SARA Residency Restriction Mis-Applied to Prisoners in DOCCS Custody

December 9, 2020

By Jill K. Sanders, Esq.

Imagine you’ve been told you have a date on which you’ll be released from prison. However, that day comes and goes, and you’re still in prison. Why? Because the prison won’t approve your release address – they say it’s too close to a school. In New York, the Sex Assault Reform Act includes a residency restriction. Specifically, it prohibits certain registered sex offenders from living near schools. But what if you’re not serving a sentence for a sex offense? Now, the Court of Appeals of New York has weighed in.

 

Background on Residency Restriction

In 1996, the Sex Offender Registration Act (“SORA”) went into effect in New York. Thereafter, in 2000, the state Legislature passed the Sexual Assault Reform Act (“SARA”) which, among other changes, added subdivision 14 to Executive Law § 259-c. Specifically, this statute bars certain registered sex offenders from entering school grounds.

Later, in 2005, the state Legislature broadened the definition of “school grounds” to included publicly-accessible areas within 1,000 feet of a school. Additionally, the amendment also broadened the class of registrants to whom the statute applied. The text of the statute now reads as follows:

[W]here a person serving a sentence for a[ registrable sex] offense … and the victim of such offense was under the age of eighteen at the time of such offense or such person has been designated a level three sex offender pursuant to [SORA], is released on parole or conditionally released pursuant to subdivision one or two of this section, the board shall require, as a mandatory condition of such release, that such sentenced offender shall refrain from knowingly entering into or upon any school grounds … .

 

Discussion

In 1994, Raymond Negron was convicted of Sexual Abuse in the First Degree.

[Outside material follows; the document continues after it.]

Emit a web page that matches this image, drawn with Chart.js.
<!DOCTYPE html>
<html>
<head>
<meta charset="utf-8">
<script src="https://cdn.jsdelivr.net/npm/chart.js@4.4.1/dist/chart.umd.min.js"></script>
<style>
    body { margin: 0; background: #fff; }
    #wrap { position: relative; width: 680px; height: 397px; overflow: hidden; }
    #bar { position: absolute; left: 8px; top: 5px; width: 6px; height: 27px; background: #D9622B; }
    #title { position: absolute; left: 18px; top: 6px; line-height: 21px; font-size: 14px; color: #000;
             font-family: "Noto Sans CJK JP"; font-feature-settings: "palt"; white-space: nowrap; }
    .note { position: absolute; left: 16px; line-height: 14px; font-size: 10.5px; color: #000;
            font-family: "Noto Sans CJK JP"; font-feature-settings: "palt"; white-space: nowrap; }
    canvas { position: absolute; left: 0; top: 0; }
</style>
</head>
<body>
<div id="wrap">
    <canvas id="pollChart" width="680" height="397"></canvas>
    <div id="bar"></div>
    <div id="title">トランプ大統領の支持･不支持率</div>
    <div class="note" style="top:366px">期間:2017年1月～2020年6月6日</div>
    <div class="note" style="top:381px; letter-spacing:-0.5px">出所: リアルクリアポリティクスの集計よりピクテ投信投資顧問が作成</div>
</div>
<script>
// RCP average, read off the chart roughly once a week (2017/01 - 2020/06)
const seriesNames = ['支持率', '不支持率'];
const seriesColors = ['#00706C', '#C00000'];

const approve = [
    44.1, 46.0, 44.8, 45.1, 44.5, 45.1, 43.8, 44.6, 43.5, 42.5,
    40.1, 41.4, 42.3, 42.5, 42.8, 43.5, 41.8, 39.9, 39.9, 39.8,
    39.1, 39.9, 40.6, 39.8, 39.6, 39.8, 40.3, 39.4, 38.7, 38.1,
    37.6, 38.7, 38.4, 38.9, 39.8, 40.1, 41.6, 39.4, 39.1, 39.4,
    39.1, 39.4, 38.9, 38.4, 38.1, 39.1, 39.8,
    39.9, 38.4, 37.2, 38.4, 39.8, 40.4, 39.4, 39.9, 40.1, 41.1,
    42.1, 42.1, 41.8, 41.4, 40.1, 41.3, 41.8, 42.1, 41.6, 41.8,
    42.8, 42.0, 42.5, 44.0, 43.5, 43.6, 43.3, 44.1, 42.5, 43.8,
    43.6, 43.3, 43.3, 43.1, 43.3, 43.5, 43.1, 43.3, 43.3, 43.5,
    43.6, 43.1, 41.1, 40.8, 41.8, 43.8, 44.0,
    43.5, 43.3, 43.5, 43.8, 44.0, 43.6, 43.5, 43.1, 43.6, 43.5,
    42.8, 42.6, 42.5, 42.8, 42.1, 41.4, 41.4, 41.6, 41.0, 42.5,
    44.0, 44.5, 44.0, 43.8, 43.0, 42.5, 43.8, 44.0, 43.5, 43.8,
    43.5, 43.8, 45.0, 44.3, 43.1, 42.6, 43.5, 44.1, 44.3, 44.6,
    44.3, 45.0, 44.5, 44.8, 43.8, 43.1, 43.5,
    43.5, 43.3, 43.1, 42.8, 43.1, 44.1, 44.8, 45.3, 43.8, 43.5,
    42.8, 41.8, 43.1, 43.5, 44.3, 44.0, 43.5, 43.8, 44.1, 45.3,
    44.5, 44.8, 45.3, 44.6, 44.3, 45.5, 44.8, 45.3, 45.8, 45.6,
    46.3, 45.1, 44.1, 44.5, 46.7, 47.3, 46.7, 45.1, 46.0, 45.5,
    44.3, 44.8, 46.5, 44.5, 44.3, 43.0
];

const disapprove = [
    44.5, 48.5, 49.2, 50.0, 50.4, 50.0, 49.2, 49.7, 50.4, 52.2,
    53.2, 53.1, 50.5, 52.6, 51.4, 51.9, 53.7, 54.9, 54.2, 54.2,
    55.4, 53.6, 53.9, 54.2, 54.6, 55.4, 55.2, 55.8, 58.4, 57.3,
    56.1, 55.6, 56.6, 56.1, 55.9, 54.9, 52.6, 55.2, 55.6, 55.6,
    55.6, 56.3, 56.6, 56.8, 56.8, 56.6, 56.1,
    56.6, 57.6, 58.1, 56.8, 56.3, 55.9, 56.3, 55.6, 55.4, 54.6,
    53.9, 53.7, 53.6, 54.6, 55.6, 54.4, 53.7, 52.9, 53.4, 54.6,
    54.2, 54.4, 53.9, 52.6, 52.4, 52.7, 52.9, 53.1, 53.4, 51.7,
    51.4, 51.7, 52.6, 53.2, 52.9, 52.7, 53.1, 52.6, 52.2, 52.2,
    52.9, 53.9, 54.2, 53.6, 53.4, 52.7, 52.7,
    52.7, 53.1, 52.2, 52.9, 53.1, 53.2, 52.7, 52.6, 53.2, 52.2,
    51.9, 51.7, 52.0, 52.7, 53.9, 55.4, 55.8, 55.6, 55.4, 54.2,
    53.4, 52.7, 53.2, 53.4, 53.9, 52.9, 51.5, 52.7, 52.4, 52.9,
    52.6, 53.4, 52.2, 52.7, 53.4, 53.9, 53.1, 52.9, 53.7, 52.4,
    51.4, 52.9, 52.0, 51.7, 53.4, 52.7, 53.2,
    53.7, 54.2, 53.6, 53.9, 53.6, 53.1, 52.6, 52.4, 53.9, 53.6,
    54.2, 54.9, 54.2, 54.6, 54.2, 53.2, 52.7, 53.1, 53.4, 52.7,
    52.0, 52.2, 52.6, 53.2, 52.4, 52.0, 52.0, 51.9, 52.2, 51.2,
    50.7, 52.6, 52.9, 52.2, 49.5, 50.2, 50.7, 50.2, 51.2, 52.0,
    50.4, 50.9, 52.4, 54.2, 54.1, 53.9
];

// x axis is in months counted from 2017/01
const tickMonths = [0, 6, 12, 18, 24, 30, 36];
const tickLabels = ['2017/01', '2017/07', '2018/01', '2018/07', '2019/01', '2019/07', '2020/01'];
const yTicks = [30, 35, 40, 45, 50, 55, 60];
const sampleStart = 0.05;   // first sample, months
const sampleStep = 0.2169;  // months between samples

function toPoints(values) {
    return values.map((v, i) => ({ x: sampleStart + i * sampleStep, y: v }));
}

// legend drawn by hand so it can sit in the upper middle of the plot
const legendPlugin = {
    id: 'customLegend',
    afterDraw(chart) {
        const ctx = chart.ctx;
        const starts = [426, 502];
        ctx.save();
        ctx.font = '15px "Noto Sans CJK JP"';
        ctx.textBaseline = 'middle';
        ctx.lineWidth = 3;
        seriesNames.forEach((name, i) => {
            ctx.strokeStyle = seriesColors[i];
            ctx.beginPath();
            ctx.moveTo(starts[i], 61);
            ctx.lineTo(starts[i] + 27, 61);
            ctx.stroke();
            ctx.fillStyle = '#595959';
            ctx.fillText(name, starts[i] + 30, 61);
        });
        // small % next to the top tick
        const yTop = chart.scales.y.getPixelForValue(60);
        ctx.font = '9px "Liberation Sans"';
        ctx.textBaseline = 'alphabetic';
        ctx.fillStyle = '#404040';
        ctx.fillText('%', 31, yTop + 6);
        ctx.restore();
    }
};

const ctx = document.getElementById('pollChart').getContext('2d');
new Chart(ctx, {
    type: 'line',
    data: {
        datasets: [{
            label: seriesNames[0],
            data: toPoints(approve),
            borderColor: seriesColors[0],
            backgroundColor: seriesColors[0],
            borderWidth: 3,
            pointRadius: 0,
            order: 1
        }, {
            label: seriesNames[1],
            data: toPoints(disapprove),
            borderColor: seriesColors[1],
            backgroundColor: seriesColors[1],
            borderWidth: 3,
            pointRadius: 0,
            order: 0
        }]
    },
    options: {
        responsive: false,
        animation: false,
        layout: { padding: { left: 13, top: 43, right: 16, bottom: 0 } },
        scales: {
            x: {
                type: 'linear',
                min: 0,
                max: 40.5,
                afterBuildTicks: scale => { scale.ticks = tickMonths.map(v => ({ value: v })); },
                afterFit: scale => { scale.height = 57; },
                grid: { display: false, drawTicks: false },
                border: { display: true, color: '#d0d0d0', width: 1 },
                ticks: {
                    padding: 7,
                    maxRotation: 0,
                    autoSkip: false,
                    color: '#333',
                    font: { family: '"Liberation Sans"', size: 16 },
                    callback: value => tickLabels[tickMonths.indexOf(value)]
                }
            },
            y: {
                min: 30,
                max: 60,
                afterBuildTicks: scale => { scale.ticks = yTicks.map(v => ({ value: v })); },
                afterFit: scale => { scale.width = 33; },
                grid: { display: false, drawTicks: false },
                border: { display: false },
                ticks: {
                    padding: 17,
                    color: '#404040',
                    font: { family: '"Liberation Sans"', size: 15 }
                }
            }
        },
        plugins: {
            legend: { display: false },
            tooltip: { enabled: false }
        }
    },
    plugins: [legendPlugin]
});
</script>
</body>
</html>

After serving his sentence, he was designated a Level 3 registrant at his SORA hearing. Thereafter, in 2005, Mr. Negron was convicted of Attempted Burglary in the Second Degree. For this crime, he was sentenced to a term of prison with possible parole after 12 years.

In 2016, Mr. Negron was granted release to parole. However, he was not released from prison. Although Mr. Negron’s burglary conviction is not a registrable sex offense, because of his Level 3 designation, the Board determined he was subject to the SARA condition. Unfortunately, Mr. Negron was unable to find a residence address in New York City that was not more than 1,000 feet from a school. As such, Mr. Negron continued to be held in prison.

 

Issue of Residency Restriction

As of 2018, there are more than 900,000 people on sex offender registries in the United States. Notably, many policies in creating such registries were created based on false sex offense recidivism data. Regarding residency restrictions, researchers have found such constraints not to be a deterrent to recidivism.

Yet in New York, DOCCS interpreted the SARA residency restriction to apply to any person on parole who was also a Level 3 registrant. This was regardless of the crime for which the person was serving parole.

In contrast, people like Mr. Negron argued that DOCCS had mis-interpreted the statute. Instead, they argued that the SARA residency restriction only applied to a persons currently serving sentences for sex offenses where (1) the victim was under 18 or (2) the person has been designated a Level 3 registrant.

 

The Court’s Holding

In the appeal of Mr. Negron’s case, the Court of Appeals held that the SARA condition is mandatory only for Level 3 registrants serving a sentence for an enumerated offense. Specifically, the plain language of the statute supports this finding. Moreover, the Court stated the statute “properly read as making level three sex offender status, like an underage victim, an aggravating factor warranting mandatory imposition of the school grounds condition only where someone is released on parole from a sentence for one of the enumerated offenses.”